:: PROBLEM DESCRIPTION ::
Search the records below for the word "matplotlib". Pull out each line that has it.

:: DATA ENTRIES ::
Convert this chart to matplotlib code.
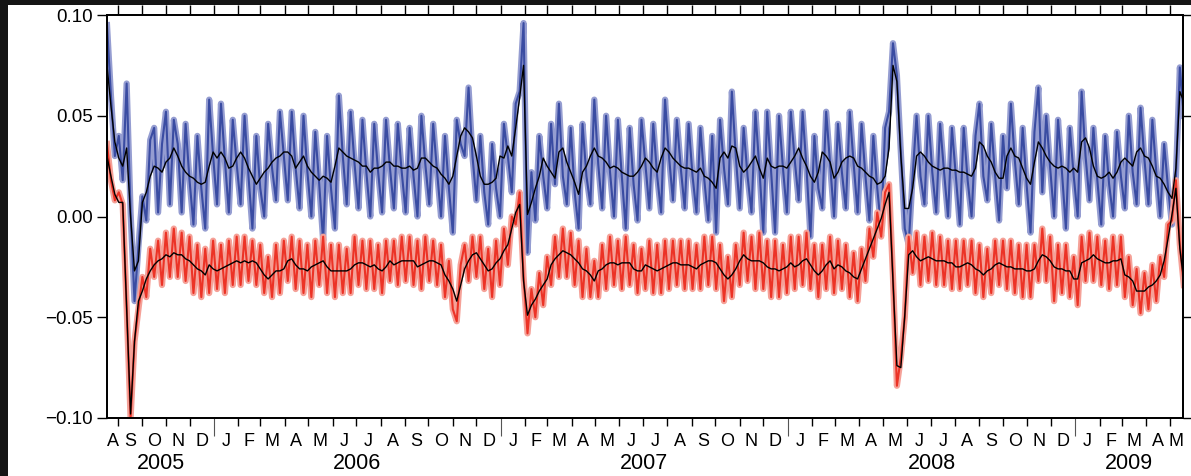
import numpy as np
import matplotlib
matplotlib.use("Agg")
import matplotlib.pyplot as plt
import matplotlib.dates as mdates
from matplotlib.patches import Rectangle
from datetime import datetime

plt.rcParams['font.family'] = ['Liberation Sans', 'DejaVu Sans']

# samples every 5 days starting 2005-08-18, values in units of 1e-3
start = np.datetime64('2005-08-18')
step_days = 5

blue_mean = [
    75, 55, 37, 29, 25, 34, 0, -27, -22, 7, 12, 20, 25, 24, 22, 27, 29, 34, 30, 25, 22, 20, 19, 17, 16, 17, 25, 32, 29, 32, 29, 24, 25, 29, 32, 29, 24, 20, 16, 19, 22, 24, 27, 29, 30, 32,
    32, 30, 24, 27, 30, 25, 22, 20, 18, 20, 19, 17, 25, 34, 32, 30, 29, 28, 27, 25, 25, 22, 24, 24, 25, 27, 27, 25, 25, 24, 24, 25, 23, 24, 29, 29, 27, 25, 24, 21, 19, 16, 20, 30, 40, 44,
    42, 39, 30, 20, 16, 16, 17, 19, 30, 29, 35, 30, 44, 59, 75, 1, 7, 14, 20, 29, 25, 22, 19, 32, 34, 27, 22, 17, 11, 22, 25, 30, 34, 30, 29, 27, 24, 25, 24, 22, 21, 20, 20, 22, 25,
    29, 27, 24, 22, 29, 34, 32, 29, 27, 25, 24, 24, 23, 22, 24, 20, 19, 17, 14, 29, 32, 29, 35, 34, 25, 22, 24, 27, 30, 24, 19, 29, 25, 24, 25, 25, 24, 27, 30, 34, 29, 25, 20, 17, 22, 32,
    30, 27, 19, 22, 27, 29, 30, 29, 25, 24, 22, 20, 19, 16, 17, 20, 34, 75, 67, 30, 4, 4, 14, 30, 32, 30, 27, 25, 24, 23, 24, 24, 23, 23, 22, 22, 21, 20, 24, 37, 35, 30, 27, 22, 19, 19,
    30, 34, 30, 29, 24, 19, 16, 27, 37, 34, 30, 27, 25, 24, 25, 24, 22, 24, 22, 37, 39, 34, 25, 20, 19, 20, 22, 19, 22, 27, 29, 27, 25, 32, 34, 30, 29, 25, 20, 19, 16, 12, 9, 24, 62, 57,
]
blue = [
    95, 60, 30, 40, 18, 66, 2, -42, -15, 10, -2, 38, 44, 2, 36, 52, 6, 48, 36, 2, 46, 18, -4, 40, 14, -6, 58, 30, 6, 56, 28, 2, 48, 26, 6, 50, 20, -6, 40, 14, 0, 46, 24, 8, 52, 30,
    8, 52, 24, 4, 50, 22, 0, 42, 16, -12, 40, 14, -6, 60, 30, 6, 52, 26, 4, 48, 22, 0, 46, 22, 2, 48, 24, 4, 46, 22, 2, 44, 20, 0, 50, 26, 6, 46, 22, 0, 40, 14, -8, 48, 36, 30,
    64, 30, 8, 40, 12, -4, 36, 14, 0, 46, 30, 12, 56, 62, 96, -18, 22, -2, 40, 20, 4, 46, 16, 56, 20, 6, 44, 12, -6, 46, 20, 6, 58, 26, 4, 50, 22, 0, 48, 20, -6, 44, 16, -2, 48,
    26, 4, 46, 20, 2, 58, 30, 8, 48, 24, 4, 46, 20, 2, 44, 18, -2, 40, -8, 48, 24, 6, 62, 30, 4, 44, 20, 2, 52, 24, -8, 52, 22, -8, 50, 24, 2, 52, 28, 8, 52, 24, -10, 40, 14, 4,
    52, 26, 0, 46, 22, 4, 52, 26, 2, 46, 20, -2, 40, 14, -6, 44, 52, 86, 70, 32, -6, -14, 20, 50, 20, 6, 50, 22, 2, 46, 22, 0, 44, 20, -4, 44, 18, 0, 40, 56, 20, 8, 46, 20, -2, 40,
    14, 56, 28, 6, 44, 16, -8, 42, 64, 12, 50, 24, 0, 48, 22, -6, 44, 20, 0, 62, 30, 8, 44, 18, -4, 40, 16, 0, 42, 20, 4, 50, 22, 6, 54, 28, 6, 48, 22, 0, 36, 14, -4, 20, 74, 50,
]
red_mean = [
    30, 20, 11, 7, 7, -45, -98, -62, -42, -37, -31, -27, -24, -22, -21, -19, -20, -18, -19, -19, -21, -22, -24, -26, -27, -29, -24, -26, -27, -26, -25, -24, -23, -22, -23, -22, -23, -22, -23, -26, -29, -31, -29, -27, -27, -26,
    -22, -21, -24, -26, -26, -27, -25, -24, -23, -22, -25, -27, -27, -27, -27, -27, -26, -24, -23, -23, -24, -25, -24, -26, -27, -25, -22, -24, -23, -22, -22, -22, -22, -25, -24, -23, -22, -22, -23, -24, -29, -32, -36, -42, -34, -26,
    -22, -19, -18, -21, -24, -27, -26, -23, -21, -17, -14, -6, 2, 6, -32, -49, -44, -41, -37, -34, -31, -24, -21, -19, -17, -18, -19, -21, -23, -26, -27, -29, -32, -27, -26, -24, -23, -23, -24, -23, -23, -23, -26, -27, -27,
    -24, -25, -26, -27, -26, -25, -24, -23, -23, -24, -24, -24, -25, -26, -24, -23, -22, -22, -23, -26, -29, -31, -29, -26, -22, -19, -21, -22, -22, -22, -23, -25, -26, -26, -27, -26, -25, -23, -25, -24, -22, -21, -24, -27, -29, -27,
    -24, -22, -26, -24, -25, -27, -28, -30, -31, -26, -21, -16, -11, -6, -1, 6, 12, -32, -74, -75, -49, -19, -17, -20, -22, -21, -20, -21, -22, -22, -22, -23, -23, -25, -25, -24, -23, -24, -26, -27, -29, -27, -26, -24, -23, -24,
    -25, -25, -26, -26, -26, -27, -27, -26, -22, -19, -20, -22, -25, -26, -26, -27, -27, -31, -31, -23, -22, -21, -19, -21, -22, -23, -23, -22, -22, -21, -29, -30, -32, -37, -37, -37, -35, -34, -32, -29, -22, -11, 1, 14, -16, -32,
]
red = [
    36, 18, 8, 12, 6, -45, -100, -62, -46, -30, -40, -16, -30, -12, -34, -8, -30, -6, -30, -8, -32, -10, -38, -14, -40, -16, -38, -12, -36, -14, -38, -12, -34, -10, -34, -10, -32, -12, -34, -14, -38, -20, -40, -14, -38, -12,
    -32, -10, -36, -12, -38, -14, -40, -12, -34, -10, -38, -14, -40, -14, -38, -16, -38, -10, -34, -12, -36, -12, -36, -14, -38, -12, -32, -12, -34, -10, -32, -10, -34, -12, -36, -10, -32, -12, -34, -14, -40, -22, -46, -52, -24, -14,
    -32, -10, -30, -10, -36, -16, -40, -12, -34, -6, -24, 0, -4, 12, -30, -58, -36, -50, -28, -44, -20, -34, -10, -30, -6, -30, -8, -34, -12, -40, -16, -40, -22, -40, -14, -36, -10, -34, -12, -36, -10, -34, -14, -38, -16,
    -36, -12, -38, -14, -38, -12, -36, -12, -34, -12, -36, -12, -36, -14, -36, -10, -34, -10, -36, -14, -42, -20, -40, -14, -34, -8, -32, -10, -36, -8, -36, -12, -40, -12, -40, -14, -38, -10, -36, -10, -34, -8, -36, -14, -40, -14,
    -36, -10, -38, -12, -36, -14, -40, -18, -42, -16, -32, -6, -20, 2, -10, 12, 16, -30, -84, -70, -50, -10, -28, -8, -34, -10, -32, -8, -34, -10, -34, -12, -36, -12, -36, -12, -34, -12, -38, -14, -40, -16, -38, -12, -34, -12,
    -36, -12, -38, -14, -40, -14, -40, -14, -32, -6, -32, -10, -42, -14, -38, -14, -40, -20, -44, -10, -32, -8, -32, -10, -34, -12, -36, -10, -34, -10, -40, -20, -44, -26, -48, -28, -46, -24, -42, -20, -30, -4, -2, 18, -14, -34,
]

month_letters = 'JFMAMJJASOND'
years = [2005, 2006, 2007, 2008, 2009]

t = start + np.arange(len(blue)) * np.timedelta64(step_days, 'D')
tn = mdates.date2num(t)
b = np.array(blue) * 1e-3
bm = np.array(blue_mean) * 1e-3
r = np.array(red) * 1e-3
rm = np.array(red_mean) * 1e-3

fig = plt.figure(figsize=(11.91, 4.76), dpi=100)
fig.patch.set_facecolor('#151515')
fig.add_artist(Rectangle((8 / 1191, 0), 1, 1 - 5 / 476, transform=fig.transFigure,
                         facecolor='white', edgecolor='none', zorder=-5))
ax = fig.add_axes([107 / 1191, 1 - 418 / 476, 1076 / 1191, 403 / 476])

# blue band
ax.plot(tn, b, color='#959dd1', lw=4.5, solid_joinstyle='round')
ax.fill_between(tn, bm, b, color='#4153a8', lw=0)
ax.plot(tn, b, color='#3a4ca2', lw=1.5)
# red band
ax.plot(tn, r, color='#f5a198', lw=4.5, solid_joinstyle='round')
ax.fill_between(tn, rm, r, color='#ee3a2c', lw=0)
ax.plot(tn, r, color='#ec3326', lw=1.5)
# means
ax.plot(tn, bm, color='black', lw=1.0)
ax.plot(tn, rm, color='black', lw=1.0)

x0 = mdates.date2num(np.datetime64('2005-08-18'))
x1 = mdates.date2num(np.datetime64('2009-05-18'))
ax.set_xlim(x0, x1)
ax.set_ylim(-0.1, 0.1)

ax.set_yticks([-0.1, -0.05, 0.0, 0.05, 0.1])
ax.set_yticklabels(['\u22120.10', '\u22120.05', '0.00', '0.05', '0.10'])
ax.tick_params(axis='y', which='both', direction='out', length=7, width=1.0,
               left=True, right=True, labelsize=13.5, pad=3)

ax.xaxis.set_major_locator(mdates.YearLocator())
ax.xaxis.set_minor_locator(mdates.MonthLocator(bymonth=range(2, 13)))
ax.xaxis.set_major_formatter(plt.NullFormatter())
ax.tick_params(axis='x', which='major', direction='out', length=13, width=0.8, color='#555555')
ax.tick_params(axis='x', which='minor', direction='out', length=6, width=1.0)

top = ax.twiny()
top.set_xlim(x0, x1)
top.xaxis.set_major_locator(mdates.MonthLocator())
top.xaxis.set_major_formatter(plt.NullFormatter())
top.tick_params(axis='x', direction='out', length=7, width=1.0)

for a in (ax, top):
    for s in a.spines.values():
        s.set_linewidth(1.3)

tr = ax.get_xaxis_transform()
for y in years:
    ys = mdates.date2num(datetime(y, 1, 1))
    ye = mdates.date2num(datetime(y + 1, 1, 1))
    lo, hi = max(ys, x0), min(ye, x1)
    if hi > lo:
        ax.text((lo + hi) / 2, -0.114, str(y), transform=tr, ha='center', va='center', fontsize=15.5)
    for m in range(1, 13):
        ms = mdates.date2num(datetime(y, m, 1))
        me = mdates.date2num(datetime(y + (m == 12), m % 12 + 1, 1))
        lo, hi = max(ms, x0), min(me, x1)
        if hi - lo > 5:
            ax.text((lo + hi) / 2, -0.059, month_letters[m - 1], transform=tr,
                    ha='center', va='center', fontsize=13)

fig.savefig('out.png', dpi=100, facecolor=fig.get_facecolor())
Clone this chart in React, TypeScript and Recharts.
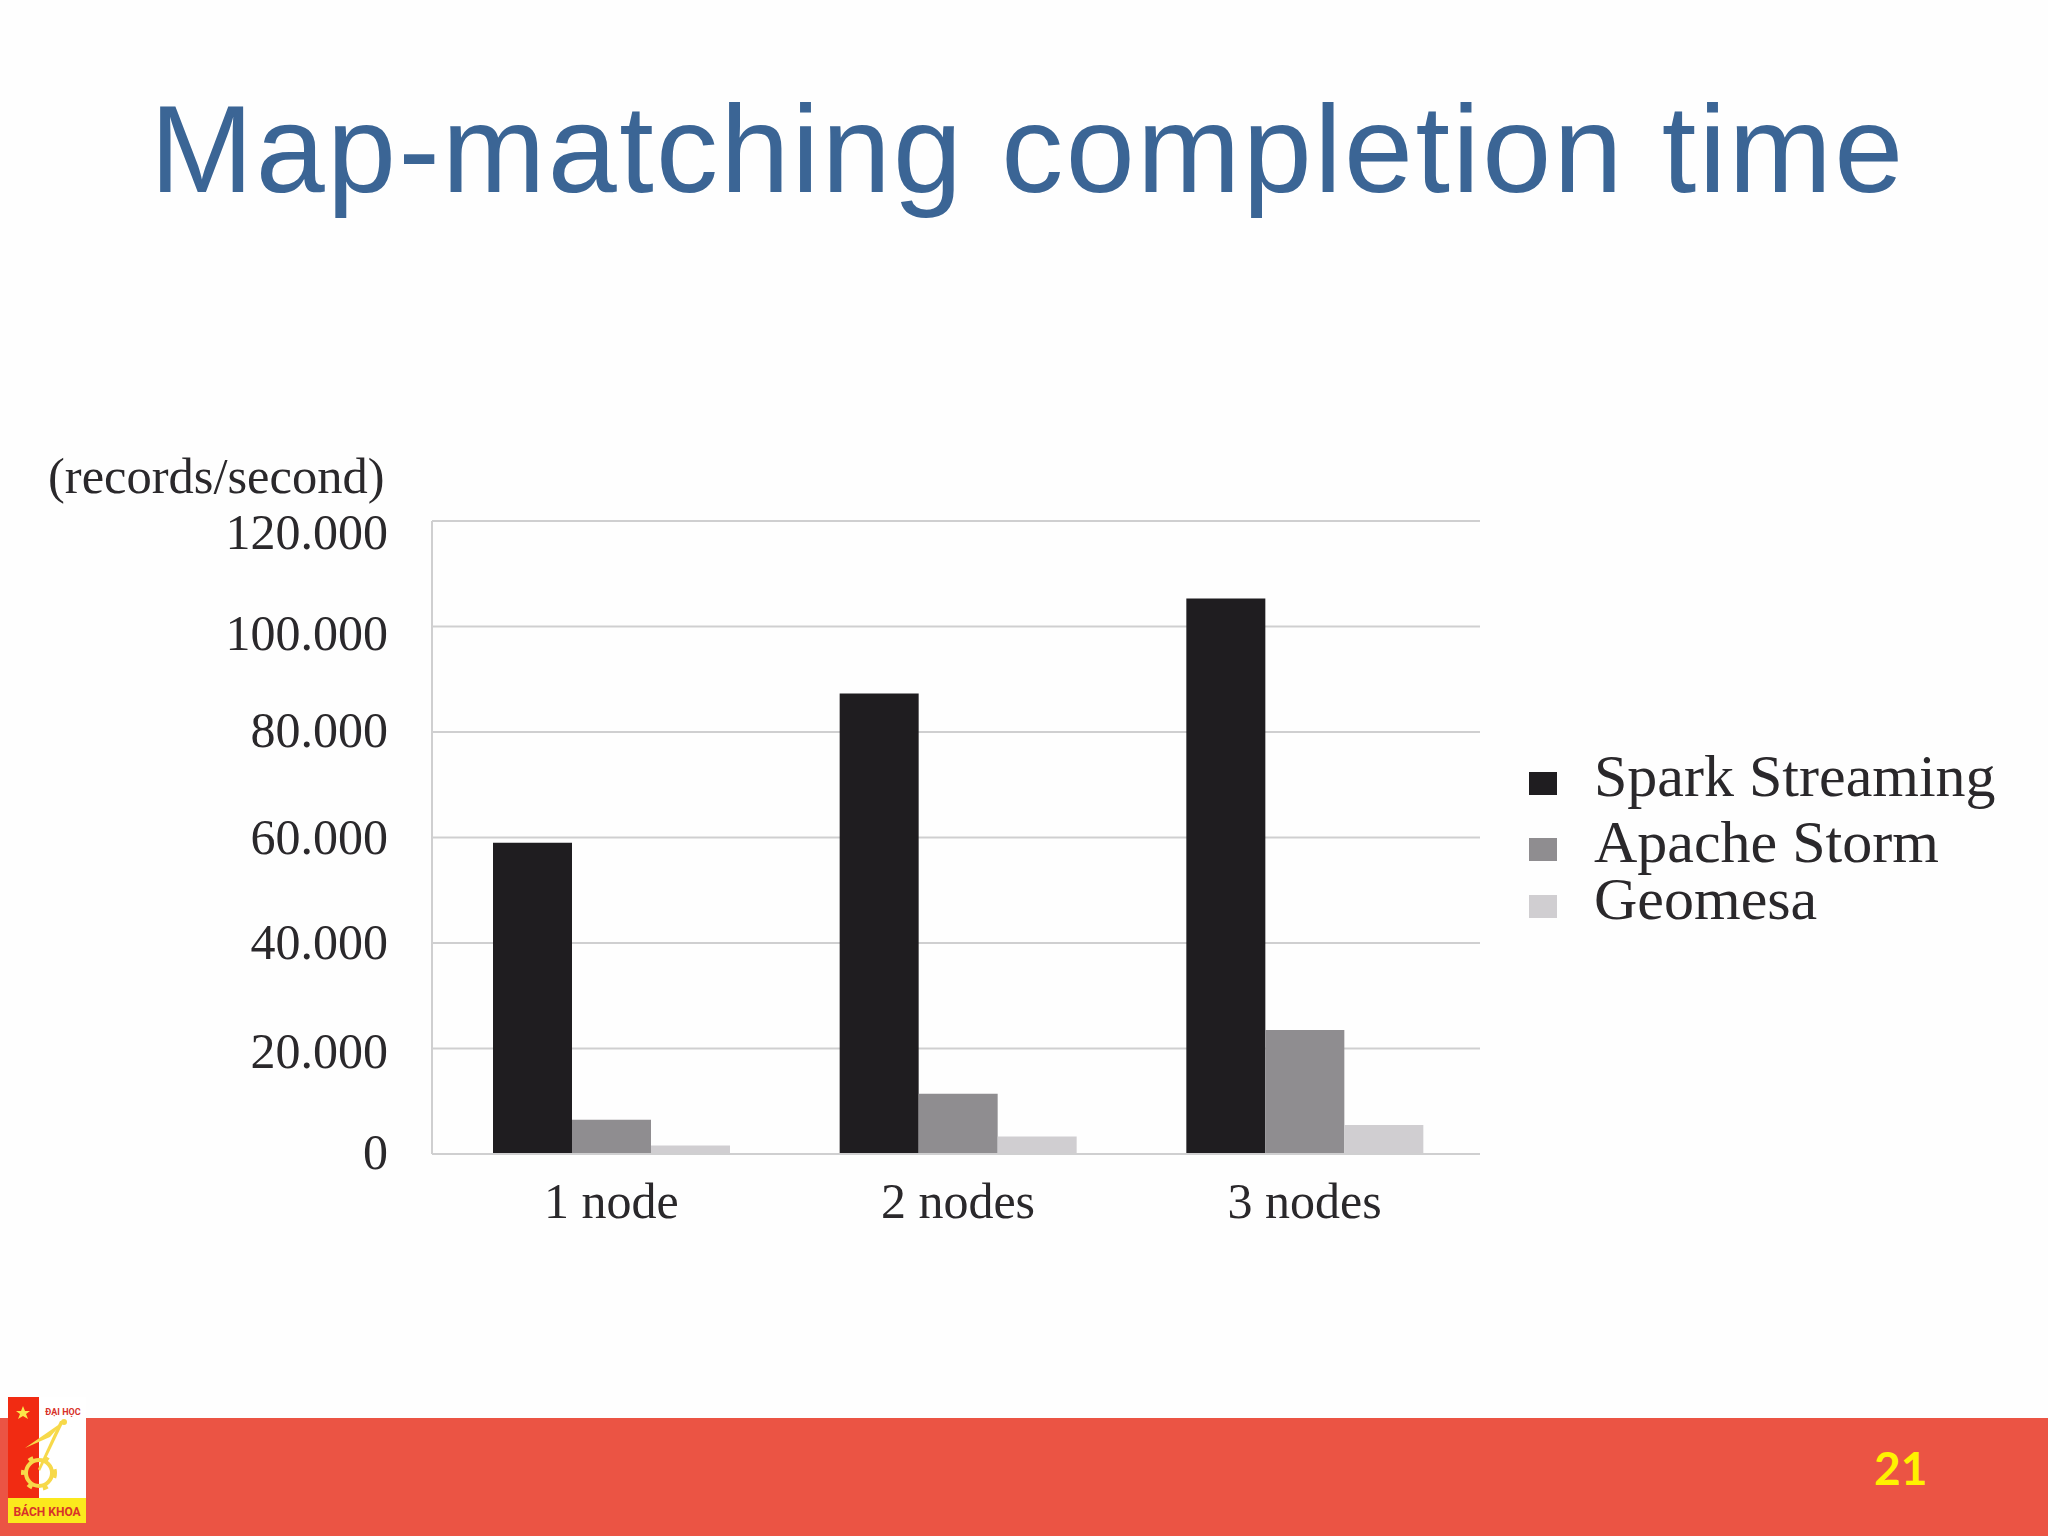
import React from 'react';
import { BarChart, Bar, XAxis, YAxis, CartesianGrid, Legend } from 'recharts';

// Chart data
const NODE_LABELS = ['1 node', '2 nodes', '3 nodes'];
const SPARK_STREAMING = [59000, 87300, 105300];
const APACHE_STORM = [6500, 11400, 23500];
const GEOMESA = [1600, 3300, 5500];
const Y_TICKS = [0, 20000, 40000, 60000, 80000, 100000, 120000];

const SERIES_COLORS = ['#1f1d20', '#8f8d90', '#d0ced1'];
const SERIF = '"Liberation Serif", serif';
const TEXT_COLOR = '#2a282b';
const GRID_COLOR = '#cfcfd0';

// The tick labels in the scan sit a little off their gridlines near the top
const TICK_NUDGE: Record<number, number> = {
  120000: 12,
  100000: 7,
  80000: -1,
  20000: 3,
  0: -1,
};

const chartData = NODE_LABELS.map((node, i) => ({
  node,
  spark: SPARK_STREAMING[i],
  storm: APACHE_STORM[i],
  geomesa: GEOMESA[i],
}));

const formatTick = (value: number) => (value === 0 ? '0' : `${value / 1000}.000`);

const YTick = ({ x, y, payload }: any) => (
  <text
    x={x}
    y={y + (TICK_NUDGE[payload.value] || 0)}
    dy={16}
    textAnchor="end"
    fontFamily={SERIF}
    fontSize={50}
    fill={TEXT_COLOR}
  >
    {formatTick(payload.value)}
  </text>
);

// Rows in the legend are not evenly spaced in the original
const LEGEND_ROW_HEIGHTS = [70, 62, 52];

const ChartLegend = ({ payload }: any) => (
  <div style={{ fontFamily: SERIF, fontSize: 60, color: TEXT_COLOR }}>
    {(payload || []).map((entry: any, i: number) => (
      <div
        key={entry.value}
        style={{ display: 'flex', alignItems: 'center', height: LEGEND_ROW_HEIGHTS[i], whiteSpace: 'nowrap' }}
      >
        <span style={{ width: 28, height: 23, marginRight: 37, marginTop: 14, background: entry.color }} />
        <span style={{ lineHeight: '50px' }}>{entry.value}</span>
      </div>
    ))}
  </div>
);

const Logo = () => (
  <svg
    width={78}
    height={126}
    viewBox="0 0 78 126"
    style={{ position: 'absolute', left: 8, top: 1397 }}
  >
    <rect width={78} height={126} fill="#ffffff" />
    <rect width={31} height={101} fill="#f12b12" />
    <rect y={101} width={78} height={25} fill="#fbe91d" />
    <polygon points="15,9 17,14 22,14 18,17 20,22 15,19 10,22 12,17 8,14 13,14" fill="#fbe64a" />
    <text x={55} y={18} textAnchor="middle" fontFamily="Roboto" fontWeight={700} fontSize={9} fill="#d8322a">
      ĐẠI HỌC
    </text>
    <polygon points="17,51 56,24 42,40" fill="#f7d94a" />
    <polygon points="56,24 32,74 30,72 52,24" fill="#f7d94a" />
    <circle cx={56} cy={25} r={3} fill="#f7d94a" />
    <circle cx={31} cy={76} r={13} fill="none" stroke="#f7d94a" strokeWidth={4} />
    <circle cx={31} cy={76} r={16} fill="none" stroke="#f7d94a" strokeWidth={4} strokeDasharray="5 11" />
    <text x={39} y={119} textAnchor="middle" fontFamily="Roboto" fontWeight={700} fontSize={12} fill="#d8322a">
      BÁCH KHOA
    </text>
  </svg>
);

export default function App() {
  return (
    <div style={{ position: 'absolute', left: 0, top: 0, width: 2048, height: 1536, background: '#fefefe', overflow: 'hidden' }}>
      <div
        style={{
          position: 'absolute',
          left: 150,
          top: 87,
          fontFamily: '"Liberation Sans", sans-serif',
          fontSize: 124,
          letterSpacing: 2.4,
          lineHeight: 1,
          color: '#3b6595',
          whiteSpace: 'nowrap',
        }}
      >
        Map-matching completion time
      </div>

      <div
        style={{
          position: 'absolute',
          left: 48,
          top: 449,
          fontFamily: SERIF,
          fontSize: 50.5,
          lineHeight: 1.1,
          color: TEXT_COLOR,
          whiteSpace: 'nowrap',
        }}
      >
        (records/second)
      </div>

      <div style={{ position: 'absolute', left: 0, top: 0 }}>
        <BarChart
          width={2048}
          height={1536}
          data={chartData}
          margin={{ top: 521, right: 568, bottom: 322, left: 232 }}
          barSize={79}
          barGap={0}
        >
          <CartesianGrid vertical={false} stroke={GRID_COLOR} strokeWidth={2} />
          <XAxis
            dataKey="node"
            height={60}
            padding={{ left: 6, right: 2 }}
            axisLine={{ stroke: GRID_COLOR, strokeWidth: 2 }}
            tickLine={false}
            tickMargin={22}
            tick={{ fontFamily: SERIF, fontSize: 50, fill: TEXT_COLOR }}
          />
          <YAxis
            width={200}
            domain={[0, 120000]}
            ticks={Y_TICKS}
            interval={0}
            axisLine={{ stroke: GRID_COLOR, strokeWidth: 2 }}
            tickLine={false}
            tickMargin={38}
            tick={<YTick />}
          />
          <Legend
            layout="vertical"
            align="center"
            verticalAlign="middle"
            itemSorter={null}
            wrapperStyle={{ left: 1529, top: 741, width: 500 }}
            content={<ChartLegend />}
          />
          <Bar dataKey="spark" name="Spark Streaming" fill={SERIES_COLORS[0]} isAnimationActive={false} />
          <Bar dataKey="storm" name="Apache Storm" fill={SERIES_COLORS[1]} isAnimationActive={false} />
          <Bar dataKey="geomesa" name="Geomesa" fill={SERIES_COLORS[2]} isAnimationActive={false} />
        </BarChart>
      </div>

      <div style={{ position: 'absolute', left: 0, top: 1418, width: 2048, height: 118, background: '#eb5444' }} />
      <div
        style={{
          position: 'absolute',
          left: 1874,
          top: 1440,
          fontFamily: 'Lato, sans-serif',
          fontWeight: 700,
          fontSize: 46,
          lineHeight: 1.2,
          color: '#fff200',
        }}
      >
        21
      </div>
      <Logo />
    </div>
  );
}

:: RESULT ::
Convert this chart to matplotlib code.
import matplotlib
matplotlib.use("Agg")
import matplotlib.pyplot as plt
import matplotlib.dates as mdates
from matplotlib.patches import Rectangle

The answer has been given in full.